In a 30 page letter to David Starwick, secretary of the CFTC, John Damgard, president of the FIA, called on the US futures regulator to “defer any further action on its proposals until Congress completes its deliberations this session on financial regulatory reform legislation”. That legislation may authorise the watchdog to impose position limits.

Damgard said it was premature to press ahead without waiting for Congress’s view.

The FIA was the first major industry body to come out and declare its opposition to the CFTC’s position limit plans. Damgard said that, while the FIA opposed market manipulation: “based on our analysis, the proposed rules would harm these public interests and should not be adopted”.

The FIA’s letter details several objections to the position limit plan, introduced in the wake of unprecedented highs in energy prices.

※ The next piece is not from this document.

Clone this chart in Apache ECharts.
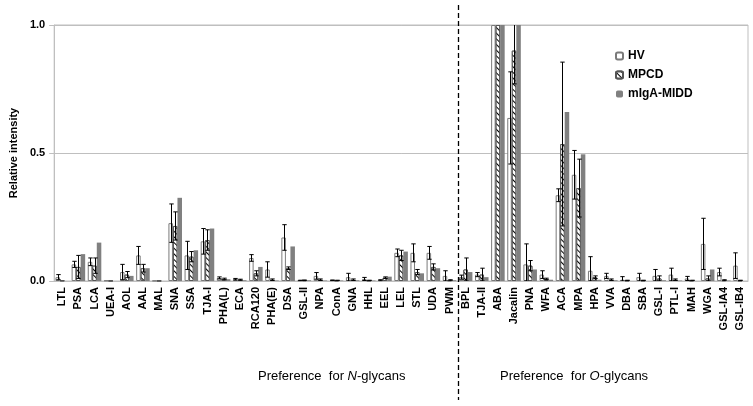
<!DOCTYPE html>
<html><head><meta charset="utf-8">
<script src="https://cdn.jsdelivr.net/npm/echarts@6/dist/echarts.min.js"></script>
<style>html,body{margin:0;padding:0;background:#fff}#c{width:753px;height:406px}</style>
</head><body><div id="c"></div>
<script>
const categories = ['LTL','PSA','LCA','UEA-I','AOL','AAL','MAL','SNA','SSA','TJA-I','PHA(L)','ECA','RCA120','PHA(E)','DSA','GSL-II','NPA','ConA','GNA','HHL','EEL','LEL','STL','UDA','PWM',
  'BPL','TJA-II','ABA','Jacalin','PNA','WFA','ACA','MPA','HPA','VVA','DBA','SBA','GSL-I','PTL-I','MAH','WGA','GSL-IA4','GSL-IB4'];
const hv      = [0.015,0.065,0.075,0.002,0.035,0.1,0.001,0.226,0.1,0.155,0.012,0.007,0.09,0.045,0.17,0.002,0.02,0.003,0.015,0.008,0.003,0.11,0.11,0.11,0.02,
  0.015,0.025,1.0,0.637,0.065,0.025,0.335,0.415,0.04,0.02,0.005,0.015,0.02,0.025,0.01,0.145,0.035,0.06];
const hvErr   = [0.01,0.012,0.015,0,0.03,0.035,0,0.075,0.055,0.05,0.004,0.003,0.013,0.03,0.05,0.001,0.013,0.001,0.015,0.006,0.002,0.015,0.035,0.025,0.02,
  0.008,0.008,0,0.18,0.08,0.015,0.025,0.095,0.055,0.01,0.012,0.015,0.025,0.025,0.008,0.1,0.015,0.05];
const mpcd    = [0.002,0.055,0.06,0.001,0.025,0.05,0.001,0.215,0.095,0.16,0.008,0.005,0.03,0.005,0.05,0.003,0.005,0.002,0.005,0.002,0.013,0.1,0.035,0.055,0.003,
  0.045,0.025,1.0,0.9,0.06,0.008,0.535,0.363,0.015,0.005,0.002,0.002,0.01,0.005,0.002,0.01,0.003,0.002];
const mpcdErr = [0,0.045,0.03,0,0.012,0.015,0,0.055,0.02,0.04,0.003,0.002,0.01,0.003,0.005,0.001,0.003,0.001,0.003,0.001,0.003,0.02,0.01,0.012,0.002,
  0.045,0.025,0,0.13,0.02,0.003,0.32,0.113,0.005,0.003,0.001,0.001,0.01,0.003,0.001,0.01,0.002,0.001];
const midd    = [0,0.105,0.15,0,0.02,0.05,0,0.325,0.12,0.205,0.007,0.003,0.055,0.002,0.135,0.003,0.002,0.002,0.003,0.002,0.017,0.115,0.03,0.05,0.003,
  0.035,0.015,1.0,1.0,0.045,0.005,0.66,0.495,0.005,0.003,0,0,0.003,0.002,0,0.045,0.002,0];
const seriesNames = ['HV','MPCD','mIgA-MIDD'];
const yTicks = [0, 0.5, 1.0];

const BAR_FRAC = 0.28;
const FONT = 'Liberation Sans, Arial, sans-serif';

function errSeries(means, errs, k) {
  return {
    type: 'custom', silent: true, clip: true, z: 5,
    data: means.map((m, i) => [i, m, errs[i]]),
    renderItem: function (params, api) {
      const i = api.value(0), m = api.value(1), e = api.value(2);
      if (!e) return null;
      const band = api.size([1, 0])[0];
      const off = k * band * BAR_FRAC;
      const top = api.coord([i, m + e]);
      const bot = api.coord([i, Math.max(0, m - e)]);
      const x = Math.round(top[0] + off) + 0.5;
      const cw = 2.2;
      const st = { stroke: '#000', lineWidth: 1 };
      return { type: 'group', children: [
        { type: 'line', shape: { x1: x, y1: top[1], x2: x, y2: bot[1] }, style: st },
        { type: 'line', shape: { x1: x - cw, y1: top[1], x2: x + cw, y2: top[1] }, style: st },
        { type: 'line', shape: { x1: x - cw, y1: bot[1], x2: x + cw, y2: bot[1] }, style: st }
      ]};
    }
  };
}

const chart = echarts.init(document.getElementById('c'), null, { renderer: 'canvas' });
chart.setOption({
  animation: false,
  textStyle: { fontFamily: FONT },
  grid: { left: 48, right: 5, top: 25, bottom: 125, show: true, borderColor: '#bfbfbf', borderWidth: 1 },
  legend: {
    data: seriesNames, orient: 'vertical', left: 610, top: 45, itemWidth: 7, itemHeight: 7, itemGap: 7,
    textStyle: { fontFamily: FONT, fontWeight: 'bold', fontSize: 12, color: '#000' }
  },
  xAxis: {
    type: 'category', data: categories,
    axisLine: { lineStyle: { color: '#bfbfbf' } },
    axisTick: { show: false },
    axisLabel: { rotate: 90, interval: 0, fontFamily: FONT, fontWeight: 'bold', fontSize: 11, color: '#000', margin: 6 }
  },
  yAxis: {
    type: 'value', min: 0, max: 1, interval: 0.5,
    name: 'Relative intensity', nameLocation: 'middle', nameGap: 34, nameRotate: 90,
    nameTextStyle: { fontFamily: FONT, fontWeight: 'bold', fontSize: 11, color: '#000' },
    axisLine: { show: true, lineStyle: { color: '#bfbfbf' } },
    axisTick: { show: true, length: 5, lineStyle: { color: '#bfbfbf' } },
    splitLine: { lineStyle: { color: '#bfbfbf' } },
    axisLabel: { fontFamily: FONT, fontWeight: 'bold', fontSize: 11, color: '#000', margin: 9,
      formatter: v => yTicks.indexOf(v) >= 0 ? v.toFixed(1) : '' }
  },
  series: [
    { name: 'HV', type: 'bar', data: hv, barWidth: (BAR_FRAC * 100) + '%', barGap: '0%',
      itemStyle: { color: '#ffffff', borderColor: '#7a7a7a', borderWidth: 1 } },
    { name: 'MPCD', type: 'bar', data: mpcd, barWidth: (BAR_FRAC * 100) + '%', barGap: '0%',
      itemStyle: { color: '#ffffff', borderColor: '#555', borderWidth: 1,
        decal: { symbol: 'rect', symbolSize: 1, dashArrayX: [1, 0], dashArrayY: [1, 2.2], rotation: Math.PI / 4, color: '#000', backgroundColor: '#fff' } } },
    { name: 'mIgA-MIDD', type: 'bar', data: midd, barWidth: (BAR_FRAC * 100) + '%', barGap: '0%',
      itemStyle: { color: '#808080' } },
    errSeries(hv, hvErr, -1),
    errSeries(mpcd, mpcdErr, 0)
  ]
});

const xa = chart.convertToPixel({ xAxisIndex: 0 }, 24);
const xb = chart.convertToPixel({ xAxisIndex: 0 }, 25);
const xd = Math.round((xa + xb) / 2) + 0.5;
chart.setOption({
  graphic: [
    { type: 'line', shape: { x1: xd, y1: 5, x2: xd, y2: 400 }, style: { stroke: '#000', lineWidth: 1.3, lineDash: [5, 3] }, z: 10 },
    { type: 'text', left: 258, top: 370, style: { text: '{n|Preference  for }{i|N}{n|-glycans}', rich: {
        n: { fontFamily: FONT, fontSize: 13, fill: '#000' }, i: { fontFamily: FONT, fontSize: 13, fontStyle: 'italic', fill: '#000' } } } },
    { type: 'text', left: 500, top: 370, style: { text: '{n|Preference  for }{i|O}{n|-glycans}', rich: {
        n: { fontFamily: FONT, fontSize: 13, fill: '#000' }, i: { fontFamily: FONT, fontSize: 13, fontStyle: 'italic', fill: '#000' } } } }
  ]
});
</script></body></html>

Central to its opposition is the FIA’s refusal to accept the CFTC’s belief that excessive speculation contributed to the record commodity prices.

But the FIA also claims that the CFTC has no legal authority at present to impose position limits. It said the Commodity Exchange Act only allows the CFTC to limit speculation when it finds those limits to be “necessary” to prevent price distortions that burden commerce. The CFTC never indicated that it found the proposal to be “necessary”, the FIA said.

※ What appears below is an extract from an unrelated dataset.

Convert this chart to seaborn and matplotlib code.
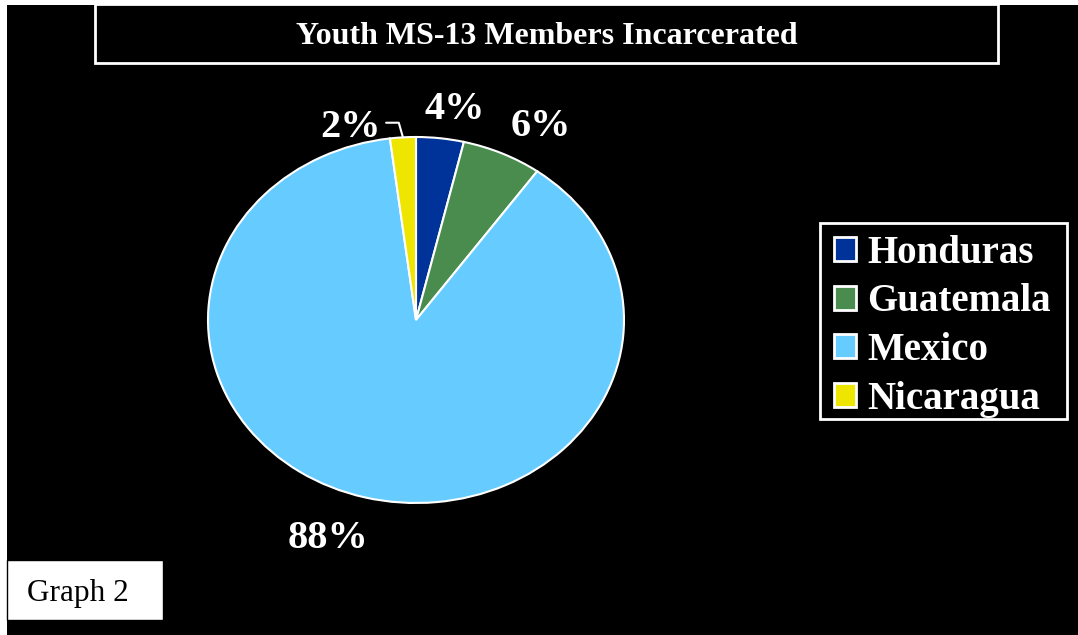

The FIA said that if the CFTC had determined that position limits were necessary, the US public should be entitled to comment on the basis for that finding. And the FIA claimed the CFTC should consult the public on how it determines when it is necessary to impose such limits.

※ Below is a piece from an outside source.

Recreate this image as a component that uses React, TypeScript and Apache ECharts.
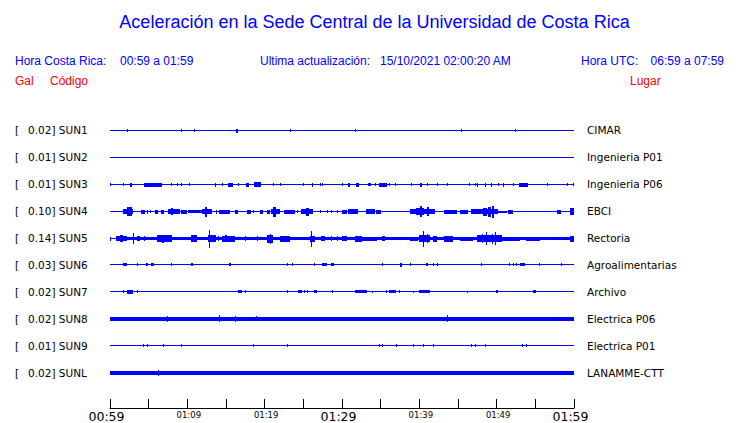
import React, { useEffect, useRef } from "react";
import * as echarts from "echarts";

// Station codes, peak values (gal) and places, top to bottom
const codes = ["SUN1", "SUN2", "SUN3", "SUN4", "SUN5", "SUN6", "SUN7", "SUN8", "SUN9", "SUNL"];
const gals = ["0.02", "0.01", "0.01", "0.10", "0.14", "0.03", "0.02", "0.02", "0.01", "0.02"];
const places = [
  "CIMAR",
  "Ingenieria P01",
  "Ingenieria P06",
  "EBCI",
  "Rectoria",
  "Agroalimentarias",
  "Archivo",
  "Electrica P06",
  "Electrica P01",
  "LANAMME-CTT",
];

// Time axis: minutes after 00:59, ticks every 5 min, labels every 10 min
const tickLabels = ["00:59", "01:09", "01:19", "01:29", "01:39", "01:49", "01:59"];
const majorLabels = ["00:59", "01:29", "01:59"];

// Waveform bursts per station: [start minute, end minute, half amplitude]
const sun1 = [[2.3, 2.3, 1], [9.2, 9.2, 1], [10.9, 10.9, 1], [16.4, 16.5, 1.5], [23.3, 23.3, 1], [31.7, 31.7, 1], [45.4, 45.4, 1], [52.4, 52.4, 1]];
const sun2: number[][] = [];
const sun3 = [[0.1, 0.1, 1], [1.8, 1.8, 1], [2.7, 2.9, 1.5], [4.5, 6.7, 1.5], [8.0, 8.0, 1], [8.7, 8.7, 1], [9.3, 9.3, 1], [10.3, 10.3, 1], [13.6, 13.6, 1.5], [14.6, 14.6, 1], [15.3, 15.9, 1.5], [16.6, 16.6, 1], [17.6, 18.0, 1.5], [18.7, 19.5, 2], [21.1, 21.1, 1], [22.1, 22.1, 1], [25.0, 25.0, 1], [26.2, 26.2, 1.5], [27.2, 27.2, 1], [27.5, 27.5, 1], [30.1, 30.1, 1], [30.8, 31.0, 1.5], [31.9, 32.2, 1.5], [33.4, 33.4, 1], [33.6, 33.7, 1], [34.3, 34.3, 1], [34.9, 35.8, 1.5], [36.2, 36.2, 1], [36.9, 36.9, 1], [39.0, 39.0, 1], [40.1, 40.3, 1.5], [41.0, 41.0, 1], [42.3, 42.3, 1], [43.6, 43.6, 1], [46.5, 46.5, 1], [47.2, 47.2, 1], [47.5, 47.6, 1.5], [48.5, 48.6, 1.5], [49.3, 49.4, 1.5], [50.2, 50.2, 1], [50.9, 51.0, 1.5], [52.2, 52.2, 1], [52.9, 54.0, 1.5], [56.6, 56.6, 1], [59.1, 59.1, 1], [59.9, 60, 1]];
const sun4 = [[1.8, 3.0, 2], [2.3, 2.8, 4], [4.1, 4.5, 1.5], [4.9, 4.9, 1.5], [5.2, 5.2, 1], [5.9, 6.2, 1.5], [6.6, 7.0, 1.5], [7.5, 9.1, 2], [8.0, 8.2, 3], [9.2, 10.0, 1.5], [10.1, 11.9, 1], [12.0, 13.2, 2], [12.3, 12.6, 4.5], [13.8, 13.8, 1.5], [14.2, 15.5, 1.5], [16.2, 16.6, 1.5], [17.8, 18.2, 1.5], [18.5, 18.5, 1], [19.4, 19.8, 1.5], [20.4, 20.7, 1.5], [20.9, 22.0, 2], [21.2, 21.5, 4.5], [22.6, 23.9, 1.5], [24.3, 24.3, 1], [24.8, 26.2, 2], [25.4, 25.7, 3.5], [27.2, 27.2, 1], [28.1, 28.1, 1], [28.7, 28.7, 1], [29.4, 29.4, 1], [30.0, 30.6, 1.5], [30.9, 32.1, 2], [33.2, 34.3, 2], [34.5, 35.0, 1.5], [38.9, 42.0, 2], [39.6, 40.6, 3], [40.1, 40.3, 5], [41.0, 41.2, 4], [43.3, 44.9, 1.5], [45.3, 46.3, 1.5], [46.8, 50.2, 2], [48.3, 48.7, 3.5], [49.0, 49.3, 4.5], [49.4, 49.6, 5.5], [50.3, 51.3, 0.5], [51.5, 52.1, 1.5], [57.9, 58.3, 1.5], [59.5, 60, 3]];
const sun5 = [[0.1, 0.1, 1.5], [0.9, 60, 1], [0.9, 2.2, 2], [1.4, 1.7, 3], [3.0, 3.0, 5], [3.5, 3.9, 2], [4.5, 4.5, 2], [6.1, 8.0, 3], [6.8, 7.0, 3.5], [10.6, 11.2, 3], [12.7, 13.7, 3], [12.9, 12.9, 8.5], [14.0, 14.0, 2], [14.5, 16.2, 2.5], [14.9, 15.1, 3], [17.5, 17.5, 2], [19.1, 19.1, 2], [20.4, 21.1, 3.5], [20.7, 20.7, 4.5], [22.0, 23.3, 2.5], [25.9, 26.5, 2.5], [26.1, 26.1, 7.5], [27.4, 27.8, 2], [28.7, 28.7, 2], [29.4, 29.4, 2], [30.0, 30.6, 2], [31.7, 32.6, 2.5], [32.7, 34.5, 1.5], [35.2, 35.6, 2], [38.8, 39.8, 1.5], [40.0, 41.4, 3], [40.5, 40.5, 7.5], [41.0, 41.0, 4], [41.8, 42.3, 2.5], [43.3, 44.4, 2.5], [45.3, 46.9, 1.5], [47.5, 50.7, 3], [48.2, 48.2, 4], [48.7, 48.7, 6], [49.4, 49.4, 4.5], [49.8, 49.8, 6], [50.8, 53.0, 1.5], [53.9, 55.6, 1.5], [59.5, 60, 2.5]];
const sun6 = [[1.8, 2.2, 1], [3.5, 3.5, 1], [4.7, 4.9, 1], [5.4, 5.7, 1], [7.9, 7.9, 1], [10.6, 10.7, 1], [15.4, 15.6, 1], [23.0, 23.0, 1], [23.6, 23.6, 1], [26.5, 26.5, 1], [27.5, 28.1, 1], [28.6, 29.0, 1], [35.3, 35.3, 1], [37.5, 37.8, 1.5], [38.9, 38.9, 1], [40.9, 41.1, 1], [41.8, 41.8, 1], [42.4, 42.4, 1], [48.1, 48.1, 1], [51.7, 51.7, 1], [52.2, 52.2, 1], [52.6, 52.6, 1], [53.1, 53.7, 1], [55.5, 55.5, 1], [58.4, 58.4, 1]];
const sun7 = [[1.7, 1.7, 1], [2.3, 3.0, 1.5], [3.5, 3.5, 1], [16.6, 17.1, 1], [17.5, 17.5, 1], [23.0, 23.0, 1], [24.4, 24.8, 1], [25.1, 25.1, 1], [25.5, 25.5, 1], [26.5, 26.8, 1], [28.8, 28.8, 1], [31.8, 33.2, 1], [33.9, 33.9, 0.5], [35.7, 35.7, 1], [36.2, 37.0, 1], [37.4, 37.4, 1], [39.2, 39.2, 0.5], [40.0, 41.4, 1], [46.2, 46.2, 0.5], [50.0, 50.2, 1], [54.8, 55.1, 1]];
const sun8 = [[0, 60, 1.5], [7.4, 7.4, 2.5], [14.1, 14.1, 3], [16.2, 16.2, 2.5], [19.0, 19.0, 2], [43.6, 43.6, 3]];
const sun9 = [[4.3, 4.3, 1], [4.9, 4.9, 1], [6.9, 6.9, 1], [9.2, 9.2, 1], [18.5, 18.5, 1], [22.9, 22.9, 1], [34.9, 34.9, 1], [35.3, 35.3, 1], [37.1, 37.1, 1], [39.3, 39.3, 1], [40.5, 40.5, 1], [41.8, 41.8, 1], [46.7, 46.7, 1], [47.3, 47.3, 1], [48.6, 48.6, 1], [53.3, 53.4, 1], [53.9, 53.9, 1]];
const sunL = [[0, 60, 1.5], [6.3, 6.3, 2.5]];

const traces = [sun1, sun2, sun3, sun4, sun5, sun6, sun7, sun8, sun9, sunL];

const BLUE = "#0000ff";
const RED = "#ff0000";
const AMP_PER_ROW = 27; // amplitude units per row spacing

export default function App() {
  const ref = useRef<HTMLDivElement>(null);

  useEffect(() => {
    if (!ref.current) return;
    const chart = echarts.init(ref.current, undefined, { renderer: "svg" });

    const data: number[][] = [];
    traces.forEach((tr, row) => {
      data.push([row, 0, 60, 0]);
      tr.forEach((b) => data.push([row, b[0], b[1], b[2]]));
    });

    const headerText = (text: string, x: number, y: number, color: string, size: number, align = "left") => ({
      type: "text",
      x,
      y,
      silent: true,
      style: {
        text,
        fill: color,
        fontSize: size,
        fontFamily: "Liberation Sans",
        textAlign: align,
        align,
        textVerticalAlign: "middle",
        verticalAlign: "middle",
      },
    });

    const labelFont = { fontFamily: "DejaVu Sans", fontSize: 10.5, color: "#000" };

    const option: any = {
      animation: false,
      backgroundColor: "#fff",
      graphic: [
        headerText("Aceleración en la Sede Central de la Universidad de Costa Rica", 374.5, 22, BLUE, 18, "center"),
        headerText("Hora Costa Rica:", 15, 61, BLUE, 12),
        headerText("00:59 a 01:59", 120, 61, BLUE, 12),
        headerText("Ultima actualización:", 260, 61, BLUE, 12),
        headerText("15/10/2021 02:00:20 AM", 380, 61, BLUE, 12),
        headerText("Hora UTC:", 581, 61, BLUE, 12),
        headerText("06:59 a 07:59", 724, 61, BLUE, 12, "right"),
        headerText("Gal", 15, 81, RED, 12),
        headerText("Código", 50, 81, RED, 12),
        headerText("Lugar", 630, 81, RED, 12),
      ],
      grid: { left: 110, right: 166, top: 117, height: 270, containLabel: false },
      xAxis: {
        type: "value",
        min: 0,
        max: 60,
        interval: 5,
        offset: 22,
        axisLine: { show: true, onZero: false, lineStyle: { color: "#000", width: 1 } },
        axisTick: { show: true, inside: true, length: 9, lineStyle: { color: "#000", width: 1 } },
        splitLine: { show: false },
        axisLabel: {
          margin: 2,
          formatter: (v: number) => {
            if (v % 10 !== 0) return "";
            const lab = tickLabels[v / 10];
            return majorLabels.includes(lab) ? `{big|${lab}}` : `{small|${lab}}`;
          },
          rich: {
            big: { fontFamily: "DejaVu Sans", fontSize: 12.5, color: "#000", padding: [0, 7, 0, 0] },
            small: { fontFamily: "DejaVu Sans", fontSize: 8.5, color: "#000", padding: [0, 0, 2, 3] },
          },
        },
      },
      yAxis: [
        {
          type: "category",
          data: codes,
          inverse: true,
          position: "left",
          axisLine: { show: false },
          axisTick: { show: false },
          splitLine: { show: false },
          axisLabel: {
            ...labelFont,
            align: "left",
            margin: 95,
            formatter: (v: string, i: number) => `{a|[}{b|${gals[i]}]} ${v}`,
            rich: {
              a: { ...labelFont, width: 13 },
              b: { ...labelFont },
            },
          },
        },
        {
          type: "category",
          data: places,
          inverse: true,
          position: "right",
          axisLine: { show: false },
          axisTick: { show: false },
          splitLine: { show: false },
          axisLabel: { ...labelFont, align: "left", margin: 13 },
        },
        { type: "value", min: -0.5, max: 9.5, inverse: true, show: false, splitLine: { show: false } },
      ],
      series: [
        {
          type: "custom",
          xAxisIndex: 0,
          yAxisIndex: 2,
          data,
          encode: { x: [1, 2], y: 0 },
          silent: true,
          renderItem: (_params: any, api: any) => {
            const row = api.value(0);
            const t0 = api.value(1);
            const t1 = api.value(2);
            const amp = api.value(3);
            const p0 = api.coord([t0, row]);
            const p1 = api.coord([t1, row]);
            const unit = api.size([0, 1])[1];
            const half = (amp / AMP_PER_ROW) * unit;
            const h = Math.max(1, Math.round(2 * half) + 1);
            const cy = Math.floor(p0[1]);
            const x = Math.floor(p0[0]);
            const w = Math.max(1, Math.round(p1[0]) - x);
            return {
              type: "rect",
              shape: { x, y: cy - Math.floor((h - 1) / 2), width: w, height: h },
              style: { fill: BLUE },
            };
          },
        },
      ],
    };

    chart.setOption(option);
    return () => chart.dispose();
  }, []);

  return (
    <div
      ref={ref}
      style={{ position: "absolute", left: 0, top: 0, width: 740, height: 423, background: "#fff" }}
    />
  );
}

Repeating its stance that the limits were unwarranted, the FIA said the CFTC had never cited any evidence “that speculation caused energy price distortions”.

The association highlighted the US agricultural market, where the CFTC does set position limits on futures trading, and concluded that it was not aware of any evidence to suggest that the restrictions had caused market prices to move in “a materially different, let alone more fundamentals-driven pattern” than the US energy markets.

The Washington-based industry association said that if the CFTC pressed ahead with its plans, it would hurt the US public interest.

The association, which represents US brokers and exchanges, said the CFTC’s plans “would rob US exchange markets of liquidity that serves price discovery and efficient hedging” and would “encourage more trading in non-transparent or overseas markets outside the CFTC’s market surveillance systems”.

Although the proposals impose fairly high positions limits on bankers and dealers, the FIA said the plan should be rejected because the CFTC’s proposed exemptions for hedging and swap dealers were “unworkable, unduly constricting and contrary to the statute”.

The FIA said that while the plan recognised that swap dealers were bona fide hedgers, these firms should be treated for purposes of exemptions like all other hedgers. The FIA said the US regulator had not offered any reason why it discriminated against swap dealers.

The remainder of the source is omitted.